Q: I own a farm and I have several mares on the farm. I usually sell the foals. Due to travel restrictions of COVID-19, I will not be able to sell the foals. I needed money to operate so I applied for and received a PPP loan. I understand that in order to have the PPP loan forgiven, I would have to show I paid wages equal to 75% of the loan and the measuring period was until July 15, 2020. I had to lay off some of my help and my family is doing the work. It does not look like I am going to meet the wage requirements by July 15, 2020.

A: Good news:  The CARES Act which contains the PPP loan and the forgiveness provisions has been changed once again. Now the percentage is 60% to spend on wages and 40% on utilities, rent, etc. Also, the measuring period has been changed from July 15, 2020 until December 31, 2020.

Q: I used to commute to my office, and I know that you cannot take a tax deduction for doing this commute. Currently I am working 100% from my home office. I want to buy or lease a new vehicle to use exclusively for business related activities (i.e. visiting suppliers, vendors, etc.) From a tax point of view, which way do I get more tax benefits this year?

A: The answer is, depending on the type of vehicle, you will likely receive a greater tax write off this year if you purchased the vehicle versus the monthly lease payments over that same time period.

Q: Our main business is consigning horses for sales. The majority of our income will now come from September through November. We hire a lot of part time people to assist us at the sales and these people now work for us every year. Each of these people would make less than $10,000. I did not apply for a PPP loan because I did not think I could qualify. Is there another government program that would work for me?
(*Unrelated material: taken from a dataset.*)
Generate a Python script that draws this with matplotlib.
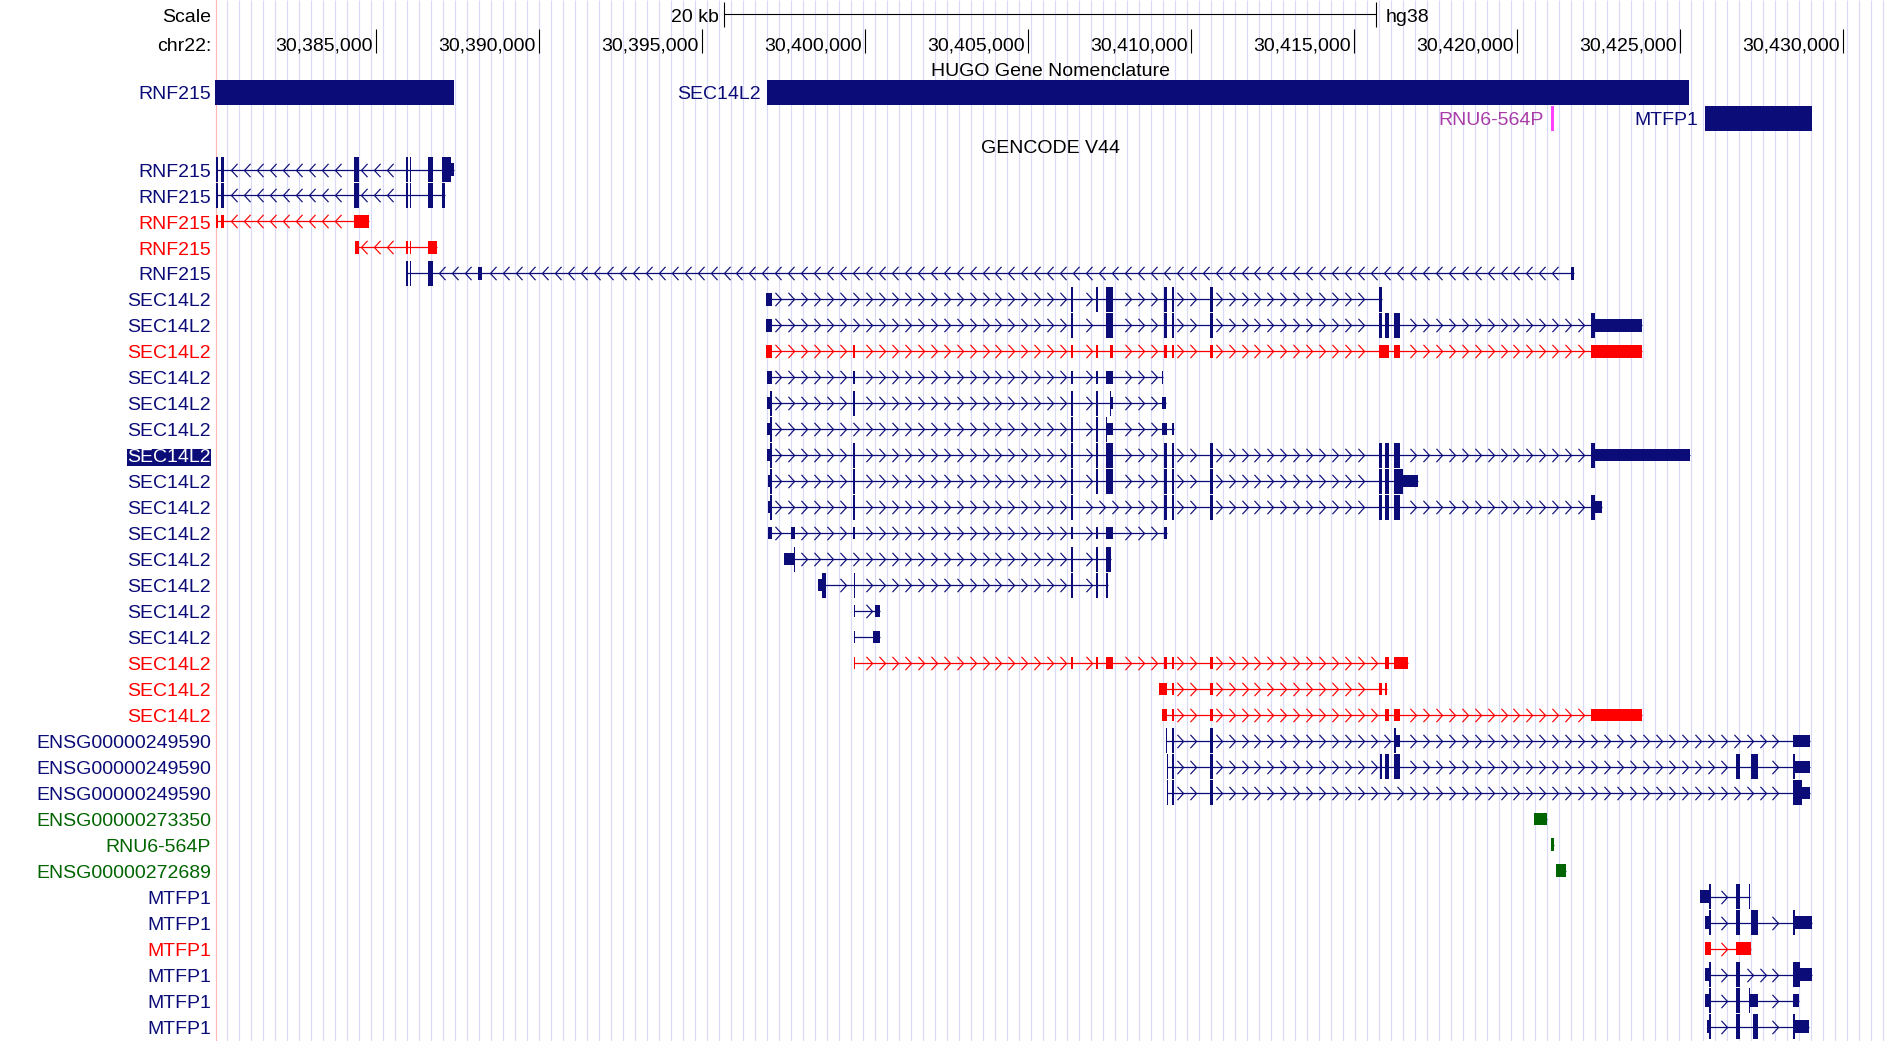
import matplotlib
matplotlib.use('Agg')
import matplotlib.pyplot as plt
from matplotlib.path import Path
import numpy as np

plt.rcParams['font.family'] = ['Liberation Sans', 'DejaVu Sans']

# ---------------- data ----------------
CHROM = "chr22:"
XMIN, XMAX = 30380061, 30431289
tick_positions = [30385000, 30390000, 30395000, 30400000, 30405000,
                  30410000, 30415000, 30420000, 30425000, 30430000]
tick_labels = ["30,385,000", "30,390,000", "30,395,000", "30,400,000", "30,405,000",
               "30,410,000", "30,415,000", "30,420,000", "30,425,000", "30,430,000"]
SCALE_BP = 20000
SCALE_LABEL = "20 kb"
ASSEMBLY = "hg38"

hugo_names = ["RNF215", "SEC14L2", "RNU6-564P", "MTFP1"]
hugo_starts = [30377000, 30397003, 30421043, 30425767]
hugo_ends = [30387392, 30425285, 30421135, 30429036]
hugo_rows = [0, 0, 1, 1]
hugo_kind = ["coding", "coding", "snrna", "coding"]

tx_names = ["RNF215"] * 5 + ["SEC14L2"] * 17 + ["ENSG00000249590"] * 3 + \
           ["ENSG00000273350", "RNU6-564P", "ENSG00000272689"] + ["MTFP1"] * 6
tx_kind = ["coding", "coding", "noncoding", "noncoding", "coding",
           "coding", "coding", "noncoding", "coding", "coding", "coding", "coding",
           "coding", "coding", "coding", "coding", "coding", "coding", "coding",
           "noncoding", "noncoding", "noncoding",
           "coding", "coding", "coding",
           "pseudo", "pseudo", "pseudo",
           "coding", "coding", "noncoding", "coding", "coding", "coding"]
tx_strand = ["-"] * 5 + ["+"] * 29
tx_highlight = 11

tx_exons = [
    [(30380095, 30380165), (30380245, 30380340), (30384319, 30384472), (30385905, 30385975),
     (30386034, 30386080), (30386610, 30386739), (30387009, 30387383)],
    [(30380095, 30380165), (30380245, 30380340), (30384319, 30384472), (30385905, 30385975),
     (30386034, 30386080), (30386610, 30386739), (30387009, 30387116)],
    [(30380095, 30380165), (30380245, 30380340), (30384319, 30384800)],
    [(30384356, 30384472), (30385905, 30385975), (30386034, 30386080), (30386610, 30386868)],
    [(30385905, 30385975), (30386034, 30386080), (30386610, 30386739), (30388135, 30388251),
     (30421656, 30421748)],
    [(30396951, 30397138), (30406319, 30406371), (30407086, 30407147), (30407393, 30407607),
     (30409172, 30409264), (30409417, 30409478), (30410583, 30410675), (30415767, 30415859)],
    [(30396963, 30397138), (30406319, 30406371), (30407393, 30407607), (30409172, 30409264),
     (30409417, 30409478), (30410583, 30410675), (30415767, 30415859), (30415951, 30416074),
     (30416227, 30416411), (30422270, 30423834)],
    [(30396963, 30397138), (30399632, 30399693), (30406319, 30406371), (30407086, 30407147),
     (30407515, 30407607), (30409172, 30409264), (30409417, 30409478), (30410583, 30410675),
     (30415767, 30416074), (30416227, 30416411), (30422270, 30423834)],
    [(30396994, 30397138), (30399632, 30399693), (30406319, 30406371), (30407086, 30407147),
     (30407393, 30407607), (30409110, 30409141)],
    [(30396994, 30397138), (30399632, 30399693), (30406319, 30406371), (30407086, 30407147),
     (30407515, 30407607), (30409110, 30409233)],
    [(30396994, 30397138), (30406319, 30406371), (30407086, 30407147), (30407393, 30407607),
     (30409110, 30409264), (30409417, 30409478)],
    [(30396994, 30397138), (30399632, 30399693), (30406319, 30406371), (30407086, 30407147),
     (30407393, 30407607), (30409172, 30409264), (30409417, 30409478), (30410583, 30410675),
     (30415767, 30415859), (30415951, 30416074), (30416227, 30416411), (30422270, 30425307)],
    [(30397024, 30397138), (30399632, 30399693), (30406319, 30406371), (30407086, 30407147),
     (30407393, 30407607), (30409172, 30409264), (30409417, 30409478), (30410583, 30410675),
     (30415767, 30415859), (30415951, 30416074), (30416227, 30416963)],
    [(30397024, 30397138), (30399632, 30399693), (30406319, 30406371), (30409172, 30409264),
     (30409417, 30409478), (30410583, 30410675), (30415767, 30415859), (30415951, 30416074),
     (30416227, 30416411), (30422270, 30422607)],
    [(30397024, 30397138), (30397730, 30397843), (30399632, 30399693), (30406319, 30406371),
     (30407086, 30407147), (30407393, 30407607), (30409172, 30409264)],
    [(30397515, 30397843), (30406319, 30406371), (30407086, 30407147), (30407393, 30407537)],
    [(30398558, 30398794), (30399653, 30399693), (30406319, 30406371), (30407086, 30407147),
     (30407393, 30407454)],
    [(30399662, 30399693), (30400307, 30400460)],
    [(30399662, 30399693), (30400245, 30400460)],
    [(30399662, 30399693), (30406319, 30406371), (30407086, 30407147), (30407393, 30407607),
     (30409172, 30409264), (30409417, 30409478), (30410583, 30410675), (30415951, 30416074),
     (30416227, 30416656)],
    [(30409018, 30409264), (30409417, 30409478), (30410583, 30410675), (30415767, 30415859),
     (30415951, 30416012)],
    [(30409110, 30409264), (30409417, 30409478), (30410583, 30410675), (30415951, 30416074),
     (30416227, 30416411), (30422270, 30423834)],
    [(30409233, 30409264), (30409417, 30409478), (30410583, 30410675), (30416227, 30416411),
     (30428466, 30428988)],
    [(30409264, 30409294), (30409417, 30409478), (30410583, 30410675), (30415797, 30415859),
     (30415951, 30416074), (30416227, 30416411), (30426718, 30426840), (30427178, 30427393),
     (30428466, 30428988)],
    [(30409264, 30409294), (30409417, 30409478), (30410583, 30410675), (30428466, 30428988)],
    [(30420521, 30420920)],
    [(30421043, 30421135)],
    [(30421196, 30421503)],
    [(30425613, 30425942), (30426718, 30426840), (30427117, 30427147)],
    [(30425767, 30425942), (30426718, 30426840), (30427178, 30427393), (30428466, 30429049)],
    [(30425767, 30425951), (30426718, 30427178)],
    [(30425767, 30425942), (30426718, 30426840), (30428466, 30429049)],
    [(30425767, 30425942), (30426718, 30426840), (30427117, 30427393), (30428466, 30428650)],
    [(30425828, 30425942), (30426718, 30426840), (30427240, 30427393), (30428466, 30428957)],
]

tx_thick = [
    (30380095, 30387300), (30380095, 30387116), None, None, (30385905, 30386739),
    (30406319, 30415859), (30406319, 30422393), None, None, (30397086, 30407561),
    (30397086, 30407432), (30397086, 30422393), (30397086, 30416503), (30397086, 30422393),
    None, (30397813, 30407537), (30398681, 30407454), None, None,
    None, None, None,
    (30409233, 30416288), (30409264, 30428528), (30409264, 30428742),
    None, None, None,
    (30425890, 30427147), (30425890, 30428528), None, (30425890, 30428681),
    (30425890, 30427147), (30425890, 30428528),
]

# ---------------- style ----------------
W, H, DPI = 1885, 1041, 100
LEFT_PX = 215
NAVY = '#0C0C78'
RED = '#FF0000'
GREEN = '#006400'
MAGENTA_BAR = '#FF40FF'
MAGENTA_TXT = '#A83CA8'
kind_color = {"coding": NAVY, "noncoding": RED, "pseudo": GREEN, "snrna": MAGENTA_BAR}
GRID_C = '#D9D9F8'
FS = 14
CAP_HALF = 7.1   # half cap height in pixels, for vertical centring on baseline

ROW0_Y, ROW_H = 169.5, 25.97
HUGO_Y0, HUGO_H = 92.3, 26.0
THICK_H, THIN_H = 25.0, 12.5

fig = plt.figure(figsize=(W / DPI, H / DPI), dpi=DPI)
ax = fig.add_axes([LEFT_PX / W, 0, 1 - LEFT_PX / W, 1])
ax.set_xlim(XMIN, XMAX)
ax.set_ylim(H, 0)
ax.axis('off')

bpp = (XMAX - XMIN) / (W - LEFT_PX)


def label(txt, x, y, dx, ha, color='black', **kw):
    ax.annotate(txt, (x, y + CAP_HALF), xytext=(dx, 0), textcoords='offset pixels',
                ha=ha, va='baseline', fontsize=FS, color=color, **kw)


# guidelines
gx = XMIN + np.arange(1, int((W - LEFT_PX) / 12) + 1) * 12 * bpp
ax.vlines(gx, 0, H, color=GRID_C, lw=0.8, zorder=0)
ax.axvline(XMIN + 0.5 * bpp, color='#FFB8B8', lw=0.9, zorder=0.5)

# scale bar
center = (XMIN + XMAX) / 2
sb0, sb1 = center - SCALE_BP / 2, center + SCALE_BP / 2
ax.hlines(14.3, sb0, sb1, color='black', lw=0.8)
ax.vlines([sb0, sb1], 1.7, 27.3, color='black', lw=0.8)
label(SCALE_LABEL, sb0, 15.3, -5, 'right')
label(ASSEMBLY, sb1, 15.3, 10, 'left')
label("Scale", XMIN, 15.3, -4, 'right')

# ruler
ax.vlines(tick_positions, 29.3, 53.3, color='black', lw=0.8)
for p, lab in zip(tick_positions, tick_labels):
    label(lab, p, 43.5, -3, 'right')
label(CHROM, XMIN, 43.5, -4, 'right')

# track titles
label("HUGO Gene Nomenclature", center, 69, 0, 'center')
label("GENCODE V44", center, 145.5, 0, 'center')

# HUGO track
for name, s, e, r, k in zip(hugo_names, hugo_starts, hugo_ends, hugo_rows, hugo_kind):
    y = HUGO_Y0 + r * HUGO_H
    c = kind_color[k]
    w = max(e - s, 3 * bpp)
    ax.broken_barh([(s, w)], (y - THICK_H / 2, THICK_H), facecolors=c, edgecolor='none')
    tc = MAGENTA_TXT if k == "snrna" else c
    if s <= XMIN:
        label(name, XMIN, y, -4, 'right', tc)
    else:
        label(name, s, y, -7, 'right', tc)

# chevron markers
RIGHT_CHEV = Path([(-0.23, 0.5), (0.23, 0.0), (-0.23, -0.5)],
                  [Path.MOVETO, Path.LINETO, Path.LINETO])
LEFT_CHEV = Path([(0.23, 0.5), (-0.23, 0.0), (0.23, -0.5)],
                 [Path.MOVETO, Path.LINETO, Path.LINETO])
CHEV_STEP = 12.95 * bpp
CHEV_MARGIN = 5 * bpp
MINW = 1.3 * bpp


def block(s, e, y, h, c):
    w = max(e - s, MINW)
    ax.broken_barh([(s, w)], (y - h / 2, h), facecolors=c, edgecolor='none', zorder=3)


for i, (name, kind, strand, exons, thick) in enumerate(
        zip(tx_names, tx_kind, tx_strand, tx_exons, tx_thick)):
    y = ROW0_Y + i * ROW_H
    c = kind_color[kind]
    exons = sorted(exons)
    t0, t1 = exons[0][0], exons[-1][1]
    ax.hlines(y, t0, t1, color=c, lw=0.9, zorder=2)
    for s, e in exons:
        if thick is None:
            block(s, e, y, THIN_H, c)
        else:
            ts, te = thick
            if s < ts:
                block(s, min(e, ts), y, THIN_H, c)
            if e > te:
                block(max(s, te), e, y, THIN_H, c)
            if e > ts and s < te:
                block(max(s, ts), min(e, te), y, THICK_H, c)
    # chevrons along introns
    xs = []
    for (s0, e0), (s1, e1) in zip(exons[:-1], exons[1:]):
        lo, hi = e0 + CHEV_MARGIN, s1 - CHEV_MARGIN
        k0 = int(np.ceil((lo - XMIN) / CHEV_STEP - 0.5))
        k1 = int(np.floor((hi - XMIN) / CHEV_STEP - 0.5))
        for k in range(k0, k1 + 1):
            xs.append(XMIN + (k + 0.5) * CHEV_STEP)
    if xs:
        ax.plot(xs, [y] * len(xs), linestyle='none',
                marker=RIGHT_CHEV if strand == '+' else LEFT_CHEV,
                markersize=9.6, markerfacecolor='none', markeredgecolor=c,
                markeredgewidth=0.85, zorder=2.5)
    # label
    if i == tx_highlight:
        label(name, XMIN, y, -4, 'right', 'white',
              bbox=dict(boxstyle='square,pad=0.0', fc=NAVY, ec='none'))
    else:
        label(name, XMIN, y, -4, 'right', c)

fig.savefig('out.png', dpi=DPI)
A: Yes, you could apply for the Employee Retention Credit. Eligible employers are allowed a credit against payroll taxes equal to 50% of qualified wages (up to $10,000 in wages) for each employee up to December 31, 2020. To be eligible, you must have gross receipts decline by more than 50% in a calendar quarter when compared to the same quarter in 2019. Eligibility will end before December 31 if your gross receipts rebound to more than 80% of receipts for the same quarter in 2019.